===== Collected material =====

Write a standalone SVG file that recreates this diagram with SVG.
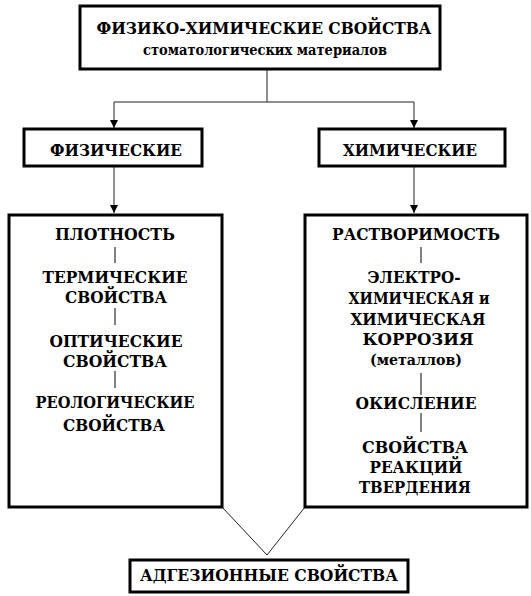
<svg xmlns="http://www.w3.org/2000/svg" width="531" height="596" viewBox="0 0 531 596">
<style>
.box{fill:#fff;stroke:#000;stroke-width:3}
.ln{fill:none;stroke:#222;stroke-width:1}
.sep{fill:none;stroke:#000;stroke-width:1}
.t,.s{font-family:"DejaVu Serif","Liberation Serif",serif;font-weight:bold;text-anchor:middle;fill:#000}
.t{font-size:17px}
.s{font-size:15px}
</style>
<defs>
<marker id="ar" viewBox="0 0 10 10" refX="10" refY="5" markerWidth="8" markerHeight="8" markerUnits="userSpaceOnUse" orient="auto">
<path d="M0,0 L10,5 L0,10 z" fill="#000"/>
</marker>
</defs>
<g id="connectors">
<path class="ln" d="M267,69 V102 M114,102 H414"/>
<path class="ln" d="M114,102 V128" marker-end="url(#ar)"/>
<path class="ln" d="M414,102 V128" marker-end="url(#ar)"/>
<path class="ln" d="M114,166 V213" marker-end="url(#ar)"/>
<path class="ln" d="M414,166 V213" marker-end="url(#ar)"/>
<path class="ln" d="M222,507 L267,555 L305,507"/>
</g>
<g id="top">
<rect class="box" x="80" y="6" width="360" height="63"/>
<text class="t" x="264" y="34" textLength="335" lengthAdjust="spacingAndGlyphs">ФИЗИКО-ХИМИЧЕСКИЕ СВОЙСТВА</text>
<text class="s" x="265" y="55" textLength="244" lengthAdjust="spacingAndGlyphs">стоматологических материалов</text>
</g>
<g id="physical">
<rect class="box" x="24" y="129" width="178" height="37"/>
<text class="t" x="116" y="156" textLength="132" lengthAdjust="spacingAndGlyphs">ФИЗИЧЕСКИЕ</text>
</g>
<g id="chemical">
<rect class="box" x="319" y="129" width="186" height="37"/>
<text class="t" x="410" y="156" textLength="134" lengthAdjust="spacingAndGlyphs">ХИМИЧЕСКИЕ</text>
</g>
<g id="physical-list">
<rect class="box" x="9" y="215" width="213" height="292"/>
<text class="t" x="115" y="240" textLength="120" lengthAdjust="spacingAndGlyphs">ПЛОТНОСТЬ</text>
<path class="sep" d="M115,247 V263 M115,308 V325 M115,371 V388"/>
<text class="t" x="115" y="283" textLength="145" lengthAdjust="spacingAndGlyphs">ТЕРМИЧЕСКИЕ</text>
<text class="t" x="116" y="303" textLength="102" lengthAdjust="spacingAndGlyphs">СВОЙСТВА</text>
<text class="t" x="116" y="347" textLength="133" lengthAdjust="spacingAndGlyphs">ОПТИЧЕСКИЕ</text>
<text class="t" x="115" y="367" textLength="104" lengthAdjust="spacingAndGlyphs">СВОЙСТВА</text>
<text class="t" x="115" y="408" textLength="159" lengthAdjust="spacingAndGlyphs">РЕОЛОГИЧЕСКИЕ</text>
<text class="t" x="114" y="431" textLength="102" lengthAdjust="spacingAndGlyphs">СВОЙСТВА</text>
</g>
<g id="chemical-list">
<rect class="box" x="305" y="215" width="222" height="292"/>
<text class="t" x="416" y="240" textLength="168" lengthAdjust="spacingAndGlyphs">РАСТВОРИМОСТЬ</text>
<path class="sep" d="M421,247 V263 M421,373 V395 M421,413 V432"/>
<text class="t" x="414" y="283" textLength="93" lengthAdjust="spacingAndGlyphs">ЭЛЕКТРО-</text>
<text class="t" x="419" y="304" textLength="141" lengthAdjust="spacingAndGlyphs">ХИМИЧЕСКАЯ и</text>
<text class="t" x="418" y="325" textLength="135" lengthAdjust="spacingAndGlyphs">ХИМИЧЕСКАЯ</text>
<text class="t" x="418" y="345" textLength="111" lengthAdjust="spacingAndGlyphs">КОРРОЗИЯ</text>
<text class="s" x="416" y="365" textLength="92" lengthAdjust="spacingAndGlyphs">(металлов)</text>
<text class="t" x="416" y="409" textLength="121" lengthAdjust="spacingAndGlyphs">ОКИСЛЕНИЕ</text>
<text class="t" x="415" y="453" textLength="106" lengthAdjust="spacingAndGlyphs">СВОЙСТВА</text>
<text class="t" x="416" y="473" textLength="93" lengthAdjust="spacingAndGlyphs">РЕАКЦИЙ</text>
<text class="t" x="415" y="493" textLength="112" lengthAdjust="spacingAndGlyphs">ТВЕРДЕНИЯ</text>
</g>
<g id="adhesive">
<rect class="box" x="130" y="560" width="278" height="32"/>
<text class="t" x="269" y="581" textLength="258" lengthAdjust="spacingAndGlyphs">АДГЕЗИОННЫЕ СВОЙСТВА</text>
</g>
</svg>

=====

▶ [Exercise goal]: Every line above should be repeated exactly; pictures stay out of the copy.

▶ [Result of the exercise]:
Write a standalone SVG file that recreates this diagram with SVG.
<svg xmlns="http://www.w3.org/2000/svg" width="531" height="596" viewBox="0 0 531 596">
<style>
.box{fill:#fff;stroke:#000;stroke-width:3}
.ln{fill:none;stroke:#222;stroke-width:1}
.sep{fill:none;stroke:#000;stroke-width:1}
.t,.s{font-family:"DejaVu Serif","Liberation Serif",serif;font-weight:bold;text-anchor:middle;fill:#000}
.t{font-size:17px}
.s{font-size:15px}
</style>
<defs>
<marker id="ar" viewBox="0 0 10 10" refX="10" refY="5" markerWidth="8" markerHeight="8" markerUnits="userSpaceOnUse" orient="auto">
<path d="M0,0 L10,5 L0,10 z" fill="#000"/>
</marker>
</defs>
<g id="connectors">
<path class="ln" d="M267,69 V102 M114,102 H414"/>
<path class="ln" d="M114,102 V128" marker-end="url(#ar)"/>
<path class="ln" d="M414,102 V128" marker-end="url(#ar)"/>
<path class="ln" d="M114,166 V213" marker-end="url(#ar)"/>
<path class="ln" d="M414,166 V213" marker-end="url(#ar)"/>
<path class="ln" d="M222,507 L267,555 L305,507"/>
</g>
<g id="top">
<rect class="box" x="80" y="6" width="360" height="63"/>
<text class="t" x="264" y="34" textLength="335" lengthAdjust="spacingAndGlyphs">ФИЗИКО-ХИМИЧЕСКИЕ СВОЙСТВА</text>
<text class="s" x="265" y="55" textLength="244" lengthAdjust="spacingAndGlyphs">стоматологических материалов</text>
</g>
<g id="physical">
<rect class="box" x="24" y="129" width="178" height="37"/>
<text class="t" x="116" y="156" textLength="132" lengthAdjust="spacingAndGlyphs">ФИЗИЧЕСКИЕ</text>
</g>
<g id="chemical">
<rect class="box" x="319" y="129" width="186" height="37"/>
<text class="t" x="410" y="156" textLength="134" lengthAdjust="spacingAndGlyphs">ХИМИЧЕСКИЕ</text>
</g>
<g id="physical-list">
<rect class="box" x="9" y="215" width="213" height="292"/>
<text class="t" x="115" y="240" textLength="120" lengthAdjust="spacingAndGlyphs">ПЛОТНОСТЬ</text>
<path class="sep" d="M115,247 V263 M115,308 V325 M115,371 V388"/>
<text class="t" x="115" y="283" textLength="145" lengthAdjust="spacingAndGlyphs">ТЕРМИЧЕСКИЕ</text>
<text class="t" x="116" y="303" textLength="102" lengthAdjust="spacingAndGlyphs">СВОЙСТВА</text>
<text class="t" x="116" y="347" textLength="133" lengthAdjust="spacingAndGlyphs">ОПТИЧЕСКИЕ</text>
<text class="t" x="115" y="367" textLength="104" lengthAdjust="spacingAndGlyphs">СВОЙСТВА</text>
<text class="t" x="115" y="408" textLength="159" lengthAdjust="spacingAndGlyphs">РЕОЛОГИЧЕСКИЕ</text>
<text class="t" x="114" y="431" textLength="102" lengthAdjust="spacingAndGlyphs">СВОЙСТВА</text>
</g>
<g id="chemical-list">
<rect class="box" x="305" y="215" width="222" height="292"/>
<text class="t" x="416" y="240" textLength="168" lengthAdjust="spacingAndGlyphs">РАСТВОРИМОСТЬ</text>
<path class="sep" d="M421,247 V263 M421,373 V395 M421,413 V432"/>
<text class="t" x="414" y="283" textLength="93" lengthAdjust="spacingAndGlyphs">ЭЛЕКТРО-</text>
<text class="t" x="419" y="304" textLength="141" lengthAdjust="spacingAndGlyphs">ХИМИЧЕСКАЯ и</text>
<text class="t" x="418" y="325" textLength="135" lengthAdjust="spacingAndGlyphs">ХИМИЧЕСКАЯ</text>
<text class="t" x="418" y="345" textLength="111" lengthAdjust="spacingAndGlyphs">КОРРОЗИЯ</text>
<text class="s" x="416" y="365" textLength="92" lengthAdjust="spacingAndGlyphs">(металлов)</text>
<text class="t" x="416" y="409" textLength="121" lengthAdjust="spacingAndGlyphs">ОКИСЛЕНИЕ</text>
<text class="t" x="415" y="453" textLength="106" lengthAdjust="spacingAndGlyphs">СВОЙСТВА</text>
<text class="t" x="416" y="473" textLength="93" lengthAdjust="spacingAndGlyphs">РЕАКЦИЙ</text>
<text class="t" x="415" y="493" textLength="112" lengthAdjust="spacingAndGlyphs">ТВЕРДЕНИЯ</text>
</g>
<g id="adhesive">
<rect class="box" x="130" y="560" width="278" height="32"/>
<text class="t" x="269" y="581" textLength="258" lengthAdjust="spacingAndGlyphs">АДГЕЗИОННЫЕ СВОЙСТВА</text>
</g>
</svg>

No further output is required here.